= Hymns of All Churches =

Americar radio musical series (1935–1947)

Hymns of All Churches is a quarter-hour American musical radio program that began in 1935 and ended in 1947. During that span it was broadcast on all of the four major networks of that era at one time or another. After being sustaining for the first year, it became the first commercially sponsored religious radio show.

== Overview ==
As the name implied, Hymns of All Churches featured hymns from churches of all denominations. Baritone Joe Emerson began the program. He was joined on the air by a choir and orchestra, with Eric Sagerquist directing them. Fred Jacky later directed those groups. William Sumner played the organ. Franklyn MacCormack, the host, provided "sensitive readings of familiar poetry and thought".
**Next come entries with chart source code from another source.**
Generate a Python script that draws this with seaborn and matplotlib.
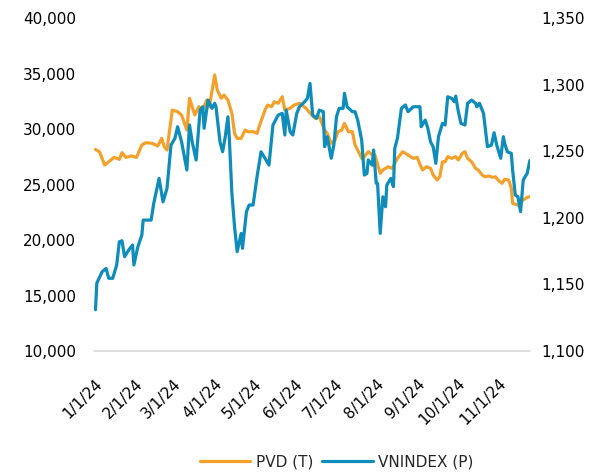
import numpy as np
import pandas as pd
import seaborn as sns
import matplotlib
matplotlib.use("Agg")
import matplotlib.pyplot as plt
import matplotlib.dates as mdates
from matplotlib.ticker import FuncFormatter

# PVD close price (left axis)
pvd_dates = ["2024-01-02", "2024-01-05", "2024-01-09", "2024-01-12", "2024-01-16", "2024-01-20",
             "2024-01-22", "2024-01-25", "2024-01-29", "2024-02-02", "2024-02-06", "2024-02-09",
             "2024-02-14", "2024-02-18", "2024-02-21", "2024-02-23", "2024-02-25", "2024-02-28",
             "2024-02-29", "2024-03-04", "2024-03-07", "2024-03-11", "2024-03-13", "2024-03-17",
             "2024-03-20", "2024-03-23", "2024-03-26", "2024-03-28", "2024-04-01", "2024-04-03",
             "2024-04-06", "2024-04-08", "2024-04-11", "2024-04-14", "2024-04-16", "2024-04-18",
             "2024-04-21", "2024-04-24", "2024-04-26", "2024-04-30", "2024-05-03", "2024-05-05",
             "2024-05-09", "2024-05-11", "2024-05-14", "2024-05-16", "2024-05-19", "2024-05-22",
             "2024-05-24", "2024-05-28", "2024-05-31", "2024-06-04", "2024-06-09", "2024-06-12",
             "2024-06-16", "2024-06-19", "2024-06-23", "2024-06-25", "2024-06-28", "2024-07-01",
             "2024-07-03", "2024-07-06", "2024-07-08", "2024-07-11", "2024-07-14", "2024-07-16",
             "2024-07-18", "2024-07-21", "2024-07-23", "2024-07-26", "2024-07-29", "2024-07-31",
             "2024-08-04", "2024-08-06", "2024-08-10", "2024-08-13", "2024-08-15", "2024-08-17",
             "2024-08-21", "2024-08-25", "2024-08-29", "2024-09-01", "2024-09-03", "2024-09-05",
             "2024-09-08", "2024-09-11", "2024-09-13", "2024-09-16", "2024-09-18", "2024-09-20",
             "2024-09-22", "2024-09-24", "2024-09-27", "2024-09-30", "2024-10-02", "2024-10-05",
             "2024-10-07", "2024-10-09", "2024-10-12", "2024-10-15", "2024-10-17", "2024-10-20",
             "2024-10-22", "2024-10-25", "2024-10-28", "2024-10-30", "2024-11-01", "2024-11-04",
             "2024-11-06", "2024-11-09", "2024-11-11", "2024-11-12", "2024-11-16", "2024-11-18",
             "2024-11-20", "2024-11-23", "2024-11-25"]
pvd_values = [28170, 27950, 26760, 27050, 27450, 27270,
              27870, 27450, 27570, 27450, 28560, 28770,
              28710, 28470, 29160, 28410, 28110, 30810,
              31710, 31560, 31260, 29910, 32770, 31260,
              32010, 31710, 32610, 32010, 34870, 33510,
              32770, 33060, 32610, 31420, 29610, 29160,
              29160, 29910, 29760, 29760, 29610, 30360,
              31710, 32160, 32010, 32460, 32320, 32910,
              31710, 31870, 32160, 32320, 31870, 31420,
              30960, 31110, 29910, 29610, 28710, 29010,
              29760, 29910, 30510, 29760, 29760, 28560,
              28110, 27360, 27510, 27960, 27660, 27660,
              26010, 26310, 26600, 26460, 26910, 27360,
              27960, 27660, 27360, 27450, 26800, 26310,
              26600, 26460, 25860, 25410, 25700, 27050,
              27050, 27510, 27360, 27510, 27210, 27810,
              27960, 27360, 27050, 26460, 26310, 25860,
              25700, 25770, 25650, 25700, 25410, 25110,
              25470, 25410, 24660, 23310, 23150, 23450,
              23600, 23850, 23900]

# VN-Index (right axis)
vni_dates = ["2024-01-02", "2024-01-03", "2024-01-07", "2024-01-10", "2024-01-12", "2024-01-15",
             "2024-01-18", "2024-01-20", "2024-01-22", "2024-01-24", "2024-01-27", "2024-01-30",
             "2024-01-31", "2024-02-03", "2024-02-06", "2024-02-07", "2024-02-13", "2024-02-15",
             "2024-02-19", "2024-02-22", "2024-02-25", "2024-02-28", "2024-03-02", "2024-03-04",
             "2024-03-07", "2024-03-11", "2024-03-13", "2024-03-15", "2024-03-18", "2024-03-21",
             "2024-03-23", "2024-03-24", "2024-03-27", "2024-03-30", "2024-04-01", "2024-04-02",
             "2024-04-05", "2024-04-07", "2024-04-09", "2024-04-11", "2024-04-12", "2024-04-14",
             "2024-04-16", "2024-04-18", "2024-04-21", "2024-04-22", "2024-04-25", "2024-04-27",
             "2024-04-30", "2024-05-03", "2024-05-06", "2024-05-09", "2024-05-12", "2024-05-15",
             "2024-05-19", "2024-05-22", "2024-05-24", "2024-05-25", "2024-05-28", "2024-05-30",
             "2024-06-02", "2024-06-04", "2024-06-08", "2024-06-10", "2024-06-12", "2024-06-14",
             "2024-06-17", "2024-06-19", "2024-06-22", "2024-06-23", "2024-06-25", "2024-06-28",
             "2024-06-30", "2024-07-02", "2024-07-04", "2024-07-07", "2024-07-08", "2024-07-10",
             "2024-07-14", "2024-07-16", "2024-07-18", "2024-07-21", "2024-07-23", "2024-07-25",
             "2024-07-26", "2024-07-29", "2024-07-30", "2024-08-01", "2024-08-02", "2024-08-04",
             "2024-08-06", "2024-08-08", "2024-08-09", "2024-08-12", "2024-08-14", "2024-08-15",
             "2024-08-17", "2024-08-20", "2024-08-23", "2024-08-25", "2024-08-29", "2024-09-01",
             "2024-09-03", "2024-09-04", "2024-09-07", "2024-09-09", "2024-09-11", "2024-09-13",
             "2024-09-15", "2024-09-17", "2024-09-20", "2024-09-22", "2024-09-24", "2024-09-27",
             "2024-09-29", "2024-09-30", "2024-10-02", "2024-10-04", "2024-10-07", "2024-10-09",
             "2024-10-12", "2024-10-15", "2024-10-16", "2024-10-18", "2024-10-21", "2024-10-24",
             "2024-10-27", "2024-10-29", "2024-10-31", "2024-11-03", "2024-11-05", "2024-11-06",
             "2024-11-08", "2024-11-11", "2024-11-12", "2024-11-14", "2024-11-16", "2024-11-18",
             "2024-11-20", "2024-11-23", "2024-11-25"]
vni_values = [1131, 1151, 1159.5, 1162, 1154.6, 1154.6,
              1164.6, 1182, 1182.8, 1170.8, 1175.8, 1179.6,
              1164.6, 1178.3, 1187, 1198.3, 1198.3, 1210.9,
              1229.6, 1212, 1222.1, 1254.6, 1259.7, 1268.4,
              1257.1, 1235.9, 1269.7, 1257.1, 1243.4, 1280.9,
              1283.4, 1267.2, 1288.4, 1282.2, 1286, 1283.4,
              1257.1, 1249.6, 1260.9, 1275.9, 1260.9, 1218.4,
              1193.3, 1174.6, 1188.3, 1177.1, 1204.6, 1209.6,
              1209.6, 1230.9, 1249.6, 1244.7, 1239.6, 1269.7,
              1277.2, 1278.4, 1262.2, 1280.9, 1264.6, 1262.2,
              1278.4, 1283.4, 1287.2, 1289.7, 1301, 1277.2,
              1274.7, 1280.9, 1279.7, 1253.4, 1260.9, 1244.7,
              1254.6, 1275.9, 1282.2, 1282.2, 1293.5, 1283.4,
              1279.7, 1279.7, 1273.4, 1258.4, 1232.1, 1233.4,
              1243.4, 1239.6, 1250.9, 1225.9, 1225.9, 1188.3,
              1215.8, 1208.3, 1224.6, 1229.6, 1223.4, 1252.2,
              1259.7, 1282.2, 1284.7, 1279.7, 1283.4, 1283.4,
              1283.4, 1268.4, 1273.4, 1267.2, 1257.1, 1253.4,
              1240.9, 1260.9, 1270.9, 1269.7, 1290.9, 1289.7,
              1287.2, 1291.4, 1279.7, 1270.9, 1269.7, 1286,
              1288.4, 1286, 1283.4, 1286, 1278.4, 1253.4,
              1254.6, 1263.9, 1254.6, 1244.7, 1260.9, 1255.9,
              1249.6, 1248.4, 1235.9, 1217.1, 1215.8, 1204.6,
              1228.4, 1233.4, 1243]

left_ticks = [10000, 15000, 20000, 25000, 30000, 35000, 40000]
right_ticks = [1100, 1150, 1200, 1250, 1300, 1350]

pvd_df = pd.DataFrame({"Date": pd.to_datetime(pvd_dates), "Value": pvd_values})
vni_df = pd.DataFrame({"Date": pd.to_datetime(vni_dates), "Value": vni_values})

sns.set_style("white")
plt.rcParams["font.family"] = ["DejaVu Sans"]
plt.rcParams["font.size"] = 11

fig, ax = plt.subplots(figsize=(5.96, 4.75), dpi=100)
fig.subplots_adjust(left=0.158, right=0.889, top=0.962, bottom=0.261)
ax2 = ax.twinx()

sns.lineplot(data=pvd_df, x="Date", y="Value", ax=ax, color="#F4A12B", linewidth=2.3, label="PVD (T)", legend=False)
sns.lineplot(data=vni_df, x="Date", y="Value", ax=ax2, color="#0E8CBA", linewidth=2.3, label="VNINDEX (P)", legend=False)

ax.set_ylim(10000, 40000)
ax.set_yticks(left_ticks)
ax.yaxis.set_major_formatter(FuncFormatter(lambda v, p: f"{v:,.0f}"))
ax2.set_ylim(1100, 1350)
ax2.set_yticks(right_ticks)
ax2.yaxis.set_major_formatter(FuncFormatter(lambda v, p: f"{v:,.0f}"))

ax.set_xlim(pd.Timestamp("2024-01-01"), pd.Timestamp("2024-11-25"))
ax.xaxis.set_major_locator(mdates.MonthLocator(bymonth=range(1, 12)))
ax.xaxis.set_major_formatter(FuncFormatter(
    lambda v, p: "{d.month}/{d.day}/{d:%y}".format(d=mdates.num2date(v))))
for lab in ax.get_xticklabels():
    lab.set_rotation(45)
    lab.set_ha("right")
    lab.set_rotation_mode("anchor")

ax.set_xlabel("")
ax.set_ylabel("")
ax2.set_ylabel("")
for a in (ax, ax2):
    for s in a.spines.values():
        s.set_visible(False)
    a.tick_params(length=0, colors="black", labelsize=11)
ax.spines["bottom"].set_visible(True)
ax.spines["bottom"].set_color("#D9D9D9")
ax.spines["bottom"].set_linewidth(1.2)
ax.tick_params(axis="y", pad=13)
ax.tick_params(axis="x", pad=18)
ax2.tick_params(axis="y", pad=8)

h1, l1 = ax.get_legend_handles_labels()
h2, l2 = ax2.get_legend_handles_labels()
fig.legend(h1 + h2, l1 + l2, loc="center", bbox_to_anchor=(0.565, 0.028), ncol=2, frameon=False,
           fontsize=11, handlelength=3.3, handletextpad=0.35, columnspacing=0.6)

fig.savefig("out.png", dpi=100)
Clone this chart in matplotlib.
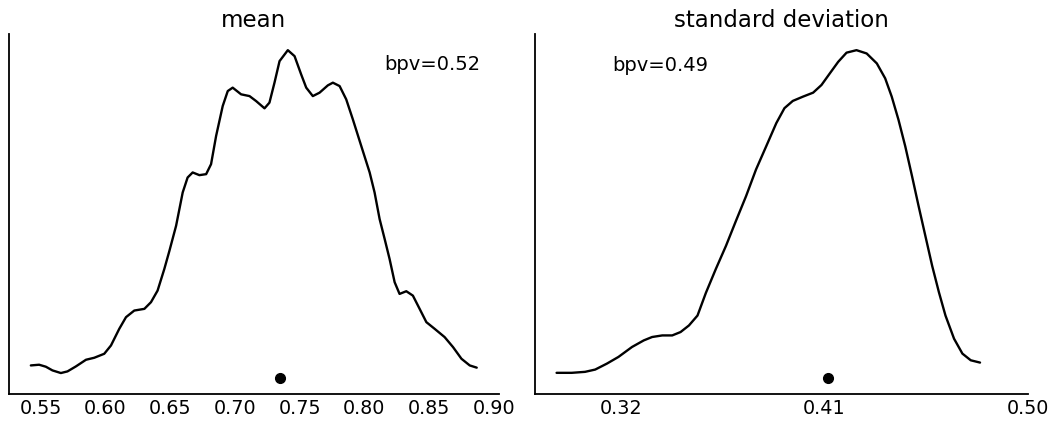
import numpy as np
import matplotlib
matplotlib.use("Agg")
import matplotlib.pyplot as plt

# kde of the posterior predictive mean
mean_x = [0.5424, 0.5488, 0.5540, 0.5591, 0.5656, 0.5707, 0.5772, 0.5850, 0.5914, 0.5991,
          0.6043, 0.6107, 0.6159, 0.6223, 0.6301, 0.6352, 0.6403, 0.6455, 0.6494, 0.6546,
          0.6597, 0.6635, 0.6674, 0.6726, 0.6778, 0.6816, 0.6855, 0.6906, 0.6945, 0.6983,
          0.7048, 0.7113, 0.7164, 0.7229, 0.7267, 0.7306, 0.7345, 0.7409, 0.7461, 0.7512,
          0.7551, 0.7602, 0.7654, 0.7718, 0.7757, 0.7809, 0.7860, 0.7911, 0.7976, 0.8041,
          0.8079, 0.8118, 0.8157, 0.8195, 0.8234, 0.8272, 0.8324, 0.8375, 0.8427, 0.8479,
          0.8543, 0.8620, 0.8685, 0.8750, 0.8814, 0.8868]
mean_dens = [0.208, 0.220, 0.186, 0.123, 0.078, 0.106, 0.191, 0.305, 0.339, 0.407,
             0.549, 0.833, 1.032, 1.145, 1.174, 1.288, 1.486, 1.855, 2.162, 2.593,
             3.162, 3.417, 3.503, 3.457, 3.474, 3.644, 4.126, 4.637, 4.893, 4.951,
             4.837, 4.807, 4.722, 4.598, 4.695, 5.036, 5.404, 5.591, 5.489, 5.177,
             4.951, 4.807, 4.865, 4.990, 5.036, 4.978, 4.751, 4.411, 3.956, 3.503,
             3.162, 2.707, 2.366, 2.025, 1.629, 1.429, 1.475, 1.400, 1.174, 0.947,
             0.833, 0.692, 0.521, 0.322, 0.208, 0.170]
mean_obs = 0.735
mean_bpv = 0.52

# kde of the posterior predictive standard deviation
std_x = [0.2914, 0.2981, 0.3040, 0.3085, 0.3137, 0.3188, 0.3248, 0.3300, 0.3337, 0.3382,
         0.3426, 0.3463, 0.3500, 0.3538, 0.3575, 0.3619, 0.3664, 0.3708, 0.3753, 0.3797,
         0.3842, 0.3887, 0.3923, 0.3960, 0.4005, 0.4050, 0.4087, 0.4124, 0.4161, 0.4198,
         0.4242, 0.4287, 0.4332, 0.4369, 0.4398, 0.4428, 0.4458, 0.4488, 0.4517, 0.4547,
         0.4577, 0.4607, 0.4636, 0.4674, 0.4711, 0.4748, 0.4789]
std_dens = [0.190, 0.190, 0.229, 0.320, 0.557, 0.822, 1.217, 1.478, 1.613, 1.676,
            1.676, 1.810, 2.071, 2.466, 3.364, 4.312, 5.233, 6.221, 7.209, 8.265,
            9.186, 10.111, 10.704, 10.992, 11.162, 11.320, 11.625, 12.087, 12.545, 12.909,
            13.008, 12.877, 12.482, 11.889, 11.162, 10.241, 9.186, 8.000, 6.814, 5.628,
            4.443, 3.391, 2.466, 1.545, 0.953, 0.688, 0.597]
std_obs = 0.4117
std_bpv = 0.49
std_ticks = [0.32, 0.41, 0.50]

fig = plt.figure(figsize=(10.55, 4.23), dpi=100)
ax1 = fig.add_axes([0.0081, 0.0686, 0.4649, 0.8515])
ax2 = fig.add_axes([0.5075, 0.0686, 0.4666, 0.8515])

def draw_tstat(ax, x, dens, obs, title):
    ax.plot(x, dens, color="k", lw=1.7, solid_joinstyle="round", solid_capstyle="round")
    ax.plot(obs, 0, "o", color="k", markeredgecolor="k", markersize=7)
    ax.set_title(title, fontsize=16.5, pad=5)
    ax.set_yticks([])
    ax.tick_params(axis="x", length=0, labelsize=13.8)
    for s in ["top", "right"]:
        ax.spines[s].set_visible(False)
    for s in ["left", "bottom"]:
        ax.spines[s].set_linewidth(1.3)

draw_tstat(ax1, mean_x, mean_dens, mean_obs, "mean")
ax1.set_xticks(np.round(np.arange(0.55, 0.901, 0.05), 2))
ax1.text(0.962, 0.915, f"bpv={mean_bpv:.2f}", transform=ax1.transAxes,
         ha="right", va="center", fontsize=14)

draw_tstat(ax2, std_x, std_dens, std_obs, "standard deviation")
ax2.set_xticks(std_ticks)
ax2.text(0.156, 0.913, f"bpv={std_bpv:.2f}", transform=ax2.transAxes,
         ha="left", va="center", fontsize=14)

fig.savefig("out.png", dpi=100)
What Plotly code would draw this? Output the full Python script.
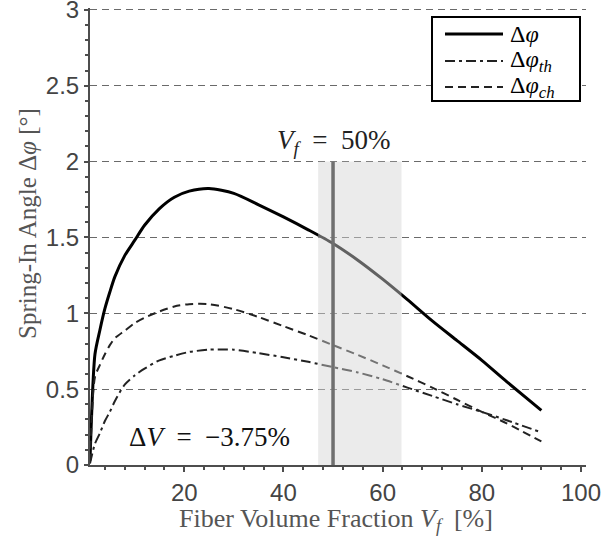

Emerson had a collection of approximately 500 hymn books for use in selecting the songs to be used on the air. He received thousands of requests for specific hymns, and he often introduced a hymn with an anecdote about how the composition was inspired. On any given program, a listener might have heard "a rousing old-time Methodist song of praise, ... a thousand-year-old Catholic chant, ... stately Hebrew phrases of an innocent Jewish hymn", or a Confucian hymn that was included in "a beautiful silk-covered volume with Chinese characters inside". Content of some episodes was tailored to fit specific events, such the September 17, 1936, broadcast, which (in observance of the Jewish New Year celebration) began with "Ovinu Malkenu", a traditional Hebrew hymn for God's protection and blessing in the new year. Episodes sometimes included talks by clergymen, including Preston Bradley.

== Production ==
Although the show began on WLW radio, as a network program, Hymns of All Churches originated from WBBM in Chicago. Emerson was the producer and arranger. The first 39 episodes were recorded at NBC's Recording Division. After that, recordings were made at World Broadcasting System's studios. General Mills products that were advertised on the program included Cheerios, Softasilk Cake Flour, and Gold Medal Kitchen-Tested Flour.

== Recordings ==
The program's choir recorded more than 400 favorite hymns for members of the United States armed services. Among those recordings were "the best-loved hymns of every creed and race", some from years past and others that were modern hymns at the time. Victor released a Christmas album recorded by the program's choir in 1946 and another album of the choir's music in 1949.

==Minister's opposition==
On September 29, 1935, a minister in New York City criticized commercial sponsorship of religious radio programs in general and Hymns of All Churches in particular. The New York Times reported that Dr. Raymond L. Forman, in his sermon at St. Paul's Methodist Episcopal Church, called the program "a desecration of that which is sacred — a form of blasphemy" and encouraged both individual Christians and churches to protest it. That week was when Hymns of All Churches was scheduled to move to a national network. Forman said that he supported churches' sponsorship of religious programs, but "The worst form of exploitation of the religious life of people is perpetrated by commercial interests." He suggested that one result would be that when people sang hymns in church they would think about the sponsor.